Just like the 1960s, the US government is spending outrageous sums of money that it cannot afford, most of which is financed by more debt.
Inflation shot up to a peak of 9% during 2022— in large part due to the government’s spending binge during the pandemic. But the Fed aggressively hiked rates, and inflation fell back to around 3%.
But the government just released its latest statistics this morning showing that inflation is rising once again for the third month in a row. On an annualized basis, in fact, inflation is more than 5%.
Naturally this doesn’t come as a shock to anyone who goes grocery shopping… or shopping for just about anything else. Apparently, you lose all sense of reality when you get a PhD in economics.

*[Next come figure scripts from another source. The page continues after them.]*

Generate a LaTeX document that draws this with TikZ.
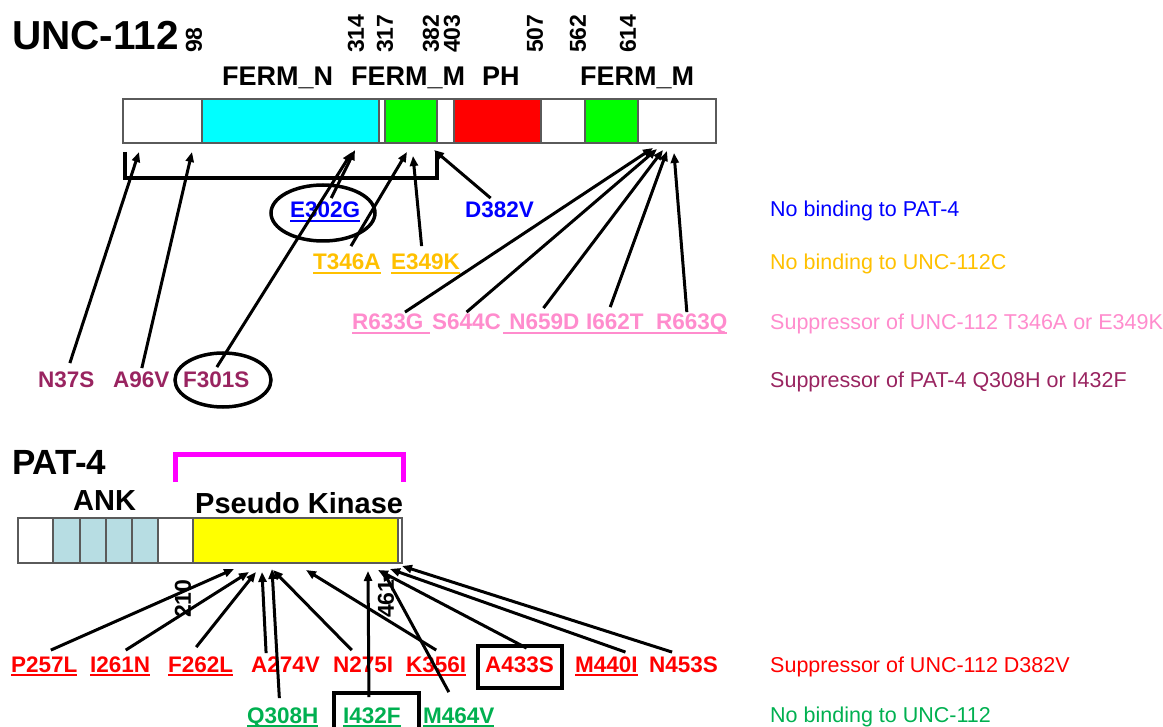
\documentclass[tikz,border=0pt]{standalone}
\usepackage{fontspec}
\setmainfont{Liberation Sans}
\usetikzlibrary{arrows.meta}
\definecolor{ankblue}{RGB}{183,221,227}
\definecolor{fermn}{RGB}{0,255,255}
\definecolor{fermm}{RGB}{0,255,0}
\definecolor{phred}{RGB}{255,0,0}
\definecolor{kinyellow}{RGB}{255,255,0}
\definecolor{kinmagenta}{RGB}{255,0,255}
\definecolor{mutblue}{RGB}{0,0,255}
\definecolor{mutorange}{RGB}{255,192,0}
\definecolor{mutpink}{RGB}{255,140,205}
\definecolor{mutmaroon}{RGB}{153,36,96}
\definecolor{mutred}{RGB}{255,0,0}
\definecolor{mutgreen}{RGB}{0,176,80}
\definecolor{barline}{RGB}{90,90,90}
\newcommand{\mutline}[1]{\leavevmode\setbox0\hbox{#1}\rlap{\vrule width\wd0 height -1.6pt depth 3.8pt}\box0}

\begin{document}
\begin{tikzpicture}[x=1pt,y=-1pt,
 lbl/.style={anchor=base west,inner sep=0,font=\fontsize{22.5}{24}\selectfont\bfseries},
 ttl/.style={anchor=base west,inner sep=0,font=\fontsize{#1}{#1}\selectfont\bfseries},
 num/.style={rotate=90,anchor=west,inner sep=0,font=\fontsize{23}{24}\selectfont\bfseries},
 leg/.style={anchor=base west,inner sep=0,font=\fontsize{21.5}{24}\selectfont},
 seg/.style={draw=barline,line width=1.3pt},
 mut/.style={-{Triangle[length=10pt,width=8pt]},line width=3pt},
 ring/.style={line width=3.5pt}]
\useasboundingbox (0,0) rectangle (1163,727);
\clip (0,0) rectangle (1163,727);

\node[ttl=40.5] (unc) at (12,50) {UNC-112};
\foreach \x/\v in {194/98,356/314,385/317,431/382,452/403,535/507,578/562,628/614}
  \node[num] (n\v) at (\x,53) {\v};
\node[ttl=27] (fermnl) at (222,86) {FERM\_N};
\node[ttl=27] (fermml) at (351,86) {FERM\_M};
\node[ttl=27] (phl) at (482,86) {PH};
\node[ttl=27] (fermmlb) at (580,86) {FERM\_M};
\foreach \a/\b/\c in {123/202/white,202/379/fermn,379/385/white,385/437/fermm,437/454/white,454/541/phred,541/585/white,585/638/fermm,638/716/white}
  \draw[seg,fill=\c] (\a,99) rectangle (\b,143);
\draw[line width=4.5pt] (125,152) -- (125,178) -- (437,178) -- (437,152);

\node[lbl,text=mutblue] (e302g) at (290,218) {\mutline{E302G}};
\node[lbl,text=mutblue] (d382v) at (465,218) {D382V};
\node[lbl,text=mutorange] (t346a) at (313,270) {\mutline{T346A}};
\node[lbl,text=mutorange] (e349k) at (391,270) {\mutline{E349K}};
\node[lbl,text=mutpink] (r633g) at (352,330) {\mutline{R633G\ }};
\node[lbl,text=mutpink] (s644c) at (432,330) {S644C};
\node[lbl,text=mutpink] (n659d) at (503,330) {\mutline{\ N659D\ }};
\node[lbl,text=mutpink] (i662t) at (586,330) {\mutline{I662T\ \ }};
\node[lbl,text=mutpink] (r663q) at (656,330) {\mutline{R663Q}};
\node[lbl,text=mutmaroon] (n37s) at (38,388) {N37S};
\node[lbl,text=mutmaroon] (a96v) at (113,388) {A96V};
\node[lbl,text=mutmaroon] (f301s) at (183,388) {F301S};
\draw[ring] (323,213) ellipse [x radius=52,y radius=28];
\draw[ring] (223,380) ellipse [x radius=48,y radius=27];

\node[leg,text=mutblue] (lgblue) at (770,217) {No binding to PAT-4};
\node[leg,text=mutorange] (lgorange) at (770,270) {No binding to UNC-112C};
\node[leg,text=mutpink] (lgpink) at (770,330) {Suppressor of UNC-112 T346A or E349K};
\node[leg,text=mutmaroon] (lgmaroon) at (770,388) {Suppressor of PAT-4 Q308H or I432F};
\node[leg,text=mutred] (lgred) at (770,672) {Suppressor of UNC-112 D382V};
\node[leg,text=mutgreen] (lggreen) at (770,722) {No binding to UNC-112};

\node[ttl=35] (pat) at (12,475) {PAT-4};
\draw[line width=5pt,kinmagenta] (175,482) -- (175,455) -- (403,455) -- (403,482);
\node[ttl=29] (ank) at (73,510) {ANK};
\node[ttl=29] (pk) at (195,513) {Pseudo Kinase};
\foreach \a/\b/\c in {18/53/white,53/80/ankblue,80/106/ankblue,106/132/ankblue,132/158/ankblue,158/193/white,193/398/kinyellow,398/402/white}
  \draw[seg,fill=\c] (\a,518) rectangle (\b,563);
\node[num] (n210) at (183,618) {210};
\node[num] (n461) at (386,618) {461};

\node[lbl,text=mutred] (p257l) at (11,672) {\mutline{P257L}};
\node[lbl,text=mutred] (i261n) at (90,672) {\mutline{I261N}};
\node[lbl,text=mutred] (f262l) at (168,672) {\mutline{F262L}};
\node[lbl,text=mutred] (a274v) at (251,672) {A274V};
\node[lbl,text=mutred] (n275i) at (333,672) {N275I};
\node[lbl,text=mutred] (k356i) at (406,672) {\mutline{K356I}};
\node[lbl,text=mutred] (a433s) at (485,672) {A433S};
\node[lbl,text=mutred] (m440i) at (575,672) {\mutline{M440I}};
\node[lbl,text=mutred] (n453s) at (649,672) {N453S};
\node[lbl,text=mutgreen] (q308h) at (247,723) {\mutline{Q308H}};
\node[lbl,text=mutgreen] (i432f) at (343,723) {\mutline{I432F}};
\node[lbl,text=mutgreen] (m464v) at (423,723) {\mutline{M464V}};
\draw[ring] (478,646) rectangle (562,688);
\draw[ring] (334,693) rectangle (419,740);

\coordinate (u37) at (139,152);
\coordinate (u96) at (192,152);
\coordinate (u301) at (352,152);
\coordinate (u302) at (355,150);
\coordinate (u346) at (407,152);
\coordinate (u349) at (413,156);
\coordinate (u382) at (434,150);
\coordinate (u633) at (653,148);
\coordinate (u644) at (657,149);
\coordinate (u659) at (663,150);
\coordinate (u662) at (667,151);
\coordinate (u663) at (674,153);
\draw[mut] ([shift={(3.5,-9)}]n37s.north) -- (u37);
\draw[mut] ([shift={(0.5,-4)}]a96v.north) -- (u96);
\draw[mut] ([shift={(0.5,-5)}]f301s.north) -- (u301);
\draw[mut] ([shift={(6,-4)}]e302g.north) -- (u302);
\draw[mut] ([shift={(4,-8)}]t346a.north) -- (u346);
\draw[mut] ([shift={(-4,-8)}]e349k.north) -- (u349);
\draw[mut] ([shift={(-9,-4)}]d382v.north) -- (u382);
\draw[mut] ([shift={(14,-2)}]r633g.north) -- (u633);
\draw[mut] ([shift={(0,-2)}]s644c.north) -- (u644);
\draw[mut] ([shift={(-1,-6)}]n659d.north) -- (u659);
\draw[mut] ([shift={(-11,-7)}]i662t.north) -- (u662);
\draw[mut] ([shift={(-5,-2)}]r663q.north) -- (u663);

\coordinate (p257) at (234,569);
\coordinate (p261) at (249,572);
\coordinate (p262) at (256,572);
\coordinate (p274) at (262,572);
\coordinate (p275) at (273,570);
\coordinate (p308) at (272,569);
\coordinate (p356) at (306,570);
\coordinate (p432) at (368,571);
\coordinate (p433) at (378,570);
\coordinate (p464) at (383,571);
\coordinate (p440) at (390,569);
\coordinate (p453) at (402,566);
\draw[mut] ([shift={(6.5,-6)}]p257l.north) -- (p257);
\draw[mut] ([shift={(5.5,-6)}]i261n.north) -- (p261);
\draw[mut] ([shift={(-4.5,-9)}]f262l.north) -- (p262);
\draw[mut] ([shift={(-19.5,-3)}]a274v.north) -- (p274);
\draw[mut] ([shift={(-11.5,-6)}]n275i.north) -- (p275);
\draw[mut] ([shift={(0,-6)}]k356i.north) -- (p356);
\draw[mut] ([shift={(7,-8)}]a433s.north) -- (p433);
\draw[mut] ([shift={(19,-4)}]m440i.north) -- (p440);
\draw[mut] ([shift={(-11.5,-4)}]n453s.north) -- (p453);
\draw[mut] ([shift={(-3.5,-9)}]q308h.north) -- (p308);
\draw[mut] ([shift={(-3,-10)}]i432f.north) -- (p432);
\draw[mut] ([shift={(-10,-15)}]m464v.north) -- (p464);
\end{tikzpicture}
\end{document}
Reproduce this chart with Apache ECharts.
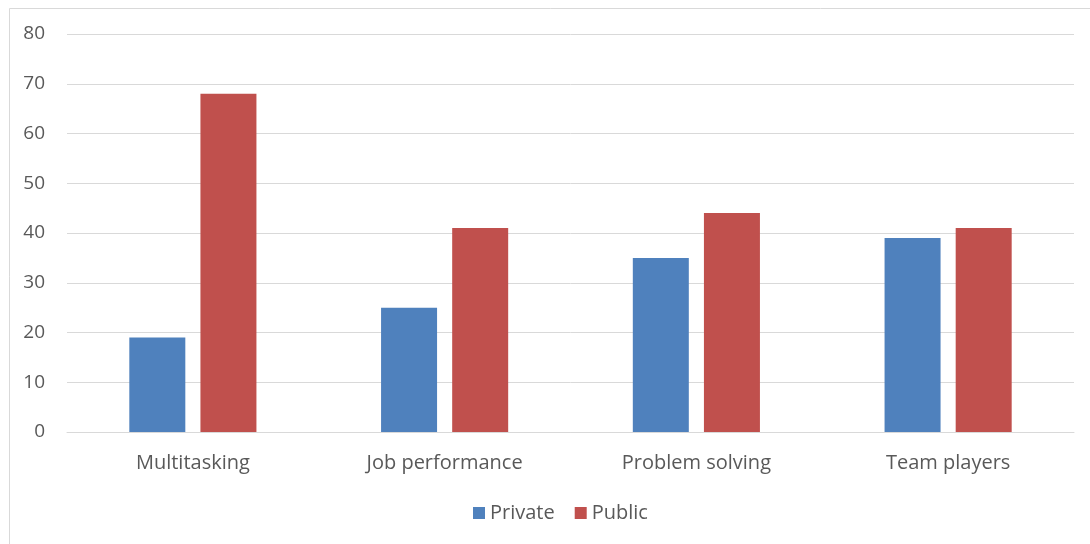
<!DOCTYPE html>
<html>
<head>
<meta charset="utf-8">
<script src="https://cdn.jsdelivr.net/npm/echarts@6/dist/echarts.min.js"></script>
<style>html,body{margin:0;padding:0;background:#fff}#c{width:1090px;height:544px}</style>
</head>
<body>
<div id="c"></div>
<script>
const categories = ["Multitasking", "Job performance", "Problem solving", "Team players"];
const privateValues = [19, 25, 35, 39];
const publicValues = [68, 41, 44, 41];
const yTicks = { min: 0, max: 80, interval: 10 };

const chart = echarts.init(document.getElementById('c'), null, { renderer: 'canvas' });
const font = '"Open Sans", "Liberation Sans", sans-serif';
chart.setOption({
  animation: false,
  backgroundColor: '#fff',
  textStyle: { fontFamily: font },
  graphic: [{
    type: 'rect', left: 7, top: 6,
    shape: { width: 1100, height: 600 },
    style: { fill: 'none', stroke: '#d9d9d9', lineWidth: 1 }, silent: true
  }],
  grid: { left: 67, right: 16, top: 34, bottom: 112, containLabel: false },
  legend: {
    data: ['Private', 'Public'],
    bottom: 16, left: 468,
    itemWidth: 12, itemHeight: 12, itemGap: 20,
    icon: 'rect',
    textStyle: { color: '#595959', fontSize: 20, fontFamily: font }
  },
  xAxis: {
    type: 'category', data: categories,
    axisLine: { lineStyle: { color: '#d9d9d9', width: 1 } },
    axisTick: { show: false },
    axisLabel: { color: '#595959', fontSize: 20, margin: 21, fontFamily: font }
  },
  yAxis: {
    type: 'value', min: yTicks.min, max: yTicks.max, interval: yTicks.interval,
    axisLine: { show: false }, axisTick: { show: false },
    splitLine: { lineStyle: { color: '#d9d9d9', width: 1 } },
    axisLabel: { color: '#595959', fontSize: 19, margin: 22, fontFamily: font }
  },
  series: [
    { name: 'Private', type: 'bar', data: privateValues, barWidth: 56, barGap: '27%',
      itemStyle: { color: '#4F81BD' } },
    { name: 'Public', type: 'bar', data: publicValues, barWidth: 56,
      itemStyle: { color: '#C0504D' } }
  ]
});
</script>
</body>
</html>
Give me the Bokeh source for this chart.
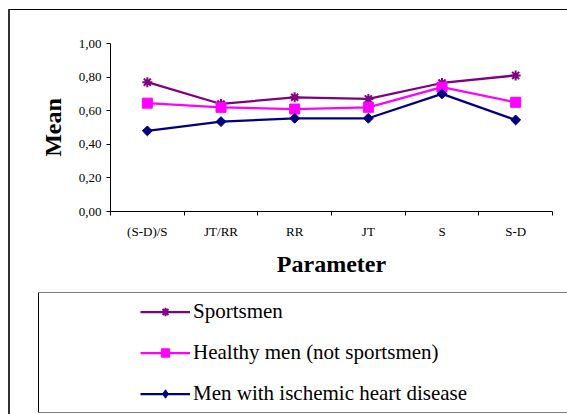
import math
from bokeh.plotting import figure
from bokeh.layouts import column, row
from bokeh.models import (Range1d, FixedTicker, CustomJSTickFormatter, Legend, LegendItem,
                          ColumnDataSource, Spacer)
from bokeh.embed import file_html
from bokeh.resources import INLINE

categories = ["(S-D)/S", "JT/RR", "RR", "JT", "S", "S-D"]
sportsmen = [0.77, 0.64, 0.68, 0.67, 0.765, 0.81]
healthy = [0.645, 0.62, 0.61, 0.62, 0.74, 0.65]
ischemic = [0.48, 0.535, 0.555, 0.555, 0.70, 0.545]
y_ticks = [0.0, 0.2, 0.4, 0.6, 0.8, 1.0]
series_names = ["Sportsmen", "Healthy men (not sportsmen)", "Men with ischemic heart disease"]
series_colors = ["#800080", "#FF00FF", "#000080"]

FONT = "Liberation Serif"

xs = [i + 0.5 for i in range(len(categories))]
bounds = list(range(len(categories) + 1))
src = ColumnDataSource(dict(x=xs, s=sportsmen, h=healthy, i=ischemic))

# ---------------- main chart ----------------
p = figure(width=557, height=282, output_backend="svg", toolbar_location=None,
           x_range=Range1d(0, len(categories)), y_range=Range1d(0, 1.0))
p.min_border_left = 100
p.min_border_right = 15
p.min_border_top = 33
p.min_border_bottom = 81
p.outline_line_color = None
p.xgrid.visible = False
p.ygrid.visible = False
p.background_fill_color = "white"
p.border_fill_color = "white"

xa = p.xaxis[0]
xa.ticker = FixedTicker(ticks=xs, minor_ticks=bounds)
xa.major_label_overrides = {x: c for x, c in zip(xs, categories)}
xa.major_tick_line_color = None
xa.major_tick_out = 0
xa.major_tick_in = 0
xa.minor_tick_out = 4
xa.minor_tick_in = 0
xa.minor_tick_line_color = "black"
xa.major_label_standoff = 8
xa.major_label_text_font = FONT
xa.major_label_text_font_size = "13px"
xa.major_label_text_color = "black"
xa.axis_line_color = "black"
xa.axis_label = "Parameter"
xa.axis_label_text_font = FONT
xa.axis_label_text_font_size = "24px"
xa.axis_label_text_font_style = "bold"
xa.axis_label_text_color = "black"
xa.axis_label_standoff = 9

ya = p.yaxis[0]
ya.ticker = FixedTicker(ticks=y_ticks, minor_ticks=[])
ya.formatter = CustomJSTickFormatter(code="return tick.toFixed(2).replace('.', ',');")
ya.major_tick_out = 4
ya.major_tick_in = 0
ya.minor_tick_line_color = None
ya.major_label_standoff = 5
ya.major_label_text_font = FONT
ya.major_label_text_font_size = "13px"
ya.major_label_text_color = "black"
ya.axis_line_color = "black"
ya.axis_label = "Mean"
ya.axis_label_text_font = FONT
ya.axis_label_text_font_size = "24px"
ya.axis_label_text_font_style = "bold"
ya.axis_label_text_color = "black"
ya.axis_label_standoff = 10

p.line("x", "s", source=src, line_color=series_colors[0], line_width=2.25)
p.scatter("x", "s", source=src, marker="asterisk", size=10, line_color=series_colors[0], line_width=2)
p.line("x", "h", source=src, line_color=series_colors[1], line_width=2.25)
p.scatter("x", "h", source=src, marker="square", size=10, fill_color=series_colors[1], line_color=series_colors[1])
p.line("x", "i", source=src, line_color=series_colors[2], line_width=2.25)
p.scatter("x", "i", source=src, marker="square", angle=math.pi / 4, size=7,
          fill_color=series_colors[2], line_color=series_colors[2])

# ---------------- legend panel ----------------
lg = figure(width=528, height=119, output_backend="svg", toolbar_location=None,
            x_range=Range1d(0, len(categories)), y_range=Range1d(5, 6),
            x_axis_location=None, y_axis_location=None, min_border=0)
lg.outline_line_color = None
lg.grid.visible = False
lg.background_fill_color = "white"
lg.border_fill_color = "white"

r1 = [lg.line("x", "s", source=src, line_color=series_colors[0], line_width=2.25),
      lg.scatter("x", "s", source=src, marker="asterisk", size=10, line_color=series_colors[0], line_width=2)]
r2 = [lg.line("x", "h", source=src, line_color=series_colors[1], line_width=2.25),
      lg.scatter("x", "h", source=src, marker="square", size=10, fill_color=series_colors[1], line_color=series_colors[1])]
r3 = [lg.line("x", "i", source=src, line_color=series_colors[2], line_width=2.25),
      lg.scatter("x", "i", source=src, marker="diamond", size=10, fill_color=series_colors[2], line_color=series_colors[2])]

legend = Legend(items=[LegendItem(label=series_names[0], renderers=r1),
                       LegendItem(label=series_names[1], renderers=r2),
                       LegendItem(label=series_names[2], renderers=r3)],
                location=(101, 6))
legend.padding = 0
legend.margin = 0
legend.spacing = 16
legend.glyph_width = 50
legend.glyph_height = 21
legend.label_height = 21
legend.label_standoff = 3
legend.label_text_font = FONT
legend.label_text_font_size = "21px"
legend.label_text_color = "black"
legend.border_line_alpha = 0
legend.background_fill_alpha = 0
lg.add_layout(legend)

# ---------------- frame lines (chart area border, legend box) ----------------
def bar(w, h, color=None):
    if color is None:
        return Spacer(width=w, height=h)
    return Spacer(width=w, height=h, styles={"background-color": color})

legend_block = row(
    bar(28, 121),
    column(
        bar(529, 1, "#808080"),
        row(bar(1, 119, "#000000"), lg),
        bar(529, 1, "#808080"),
    ),
)

inner = column(bar(557, 1, "#000000"), p, legend_block)

root = column(
    bar(567, 9),
    row(bar(8, 405), bar(2, 405, "#333333"), inner),
)

open("out.html", "w").write(file_html(root, INLINE))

For the past several months, the Fed has tried to tap-dance its way out of reality. They keep claiming that the recent spikes in inflation data have been “seasonal” aberrations.
Well, there’s no mistaking it now. Inflation is not falling to 2%. It’s not falling at all.
The Fed clearly claimed victory over inflation way too early, based on a complete fantasy that they had fixed it. And they’ve already been talking very publicly about when (and not if) they will cut rates.
They’re missing the entire point.
Americans aren’t looking for lower inflation. They don’t even want zero inflation (although that would help). People want prices to go back down to pre-pandemic levels— which is what they promised back in 2022 with all the talk of “transitory” inflation.
Well, that ship has completely sailed. But the Fed still seems to think that they’ve won the inflation war and that interest rates are going to come down soon.
Notice that no one is even talking about whether interest rates need to go up even higher.
Nor is anyone suggesting that inflation may simply be beyond the Fed’s control.
As long as the federal government continues overspending by trillions of dollars each year, there’s very little that the Fed can realistically do to tame inflation.
Sure, in theory they could keep raising rates to bring down inflation… and maybe even cause a recession. But as we’ve talked about many times before, there’s just no way they can do that: higher rates will bankrupt the federal government.
Remember that the $35 trillion worth of US government bonds have to be refinanced every six years (on average).
Back in 2021, for example, the Treasury Department issued 3-year bonds (technically they’re called notes) at close to 0%.
Now it’s 2024 and those 3-year notes need to be repaid. Well, the government never actually repays anything. They just issue new bonds to pay off the old bonds, essentially refinancing the national debt every few years.
The problem, of course, is that interest rates are much higher now. Bonds that were issued at 0% a few years ago are now costing the government 5%.
This means that the government’s annual interest bill is about to skyrocket.
Prior to the pandemic the government’s annual interest expense was about $500 billion. This year it will surpass $1 trillion. And if rates stay at these levels (or go higher) the annual interest bill will pass $2 trillion in a few years.
The Federal Reserve knows this; the risk of bankrupting the Treasury Department with higher interest rates is a real possibility.
Higher rates also cause a lot of other problems in the US economy, including real estate, bank solvency, the stock market and more.
All of these risks exist because the Fed kept interest rates so low for so long— the better part of 15 years. They created enormous financial bubbles, and they’ve created a legacy of inflation and financial destruction.
It should be obvious by now that the Fed has lost… and that they are not in control of the situation.
Remember, just because inflation has declined from its peak, doesn’t mean that it’s going away.
Ultimately, we believe this is bullish for gold. Even though the gold price is near its all-time high, these realities will probably continue to push gold much higher in the long run.
And people are starting to figure this out.
Individuals and ETFs that have been selling gold for years are starting to reverse.
Even Costco is selling around $200 million a month in gold bars.
Remember, we’re in 1972 right now. This is likely just the beginning.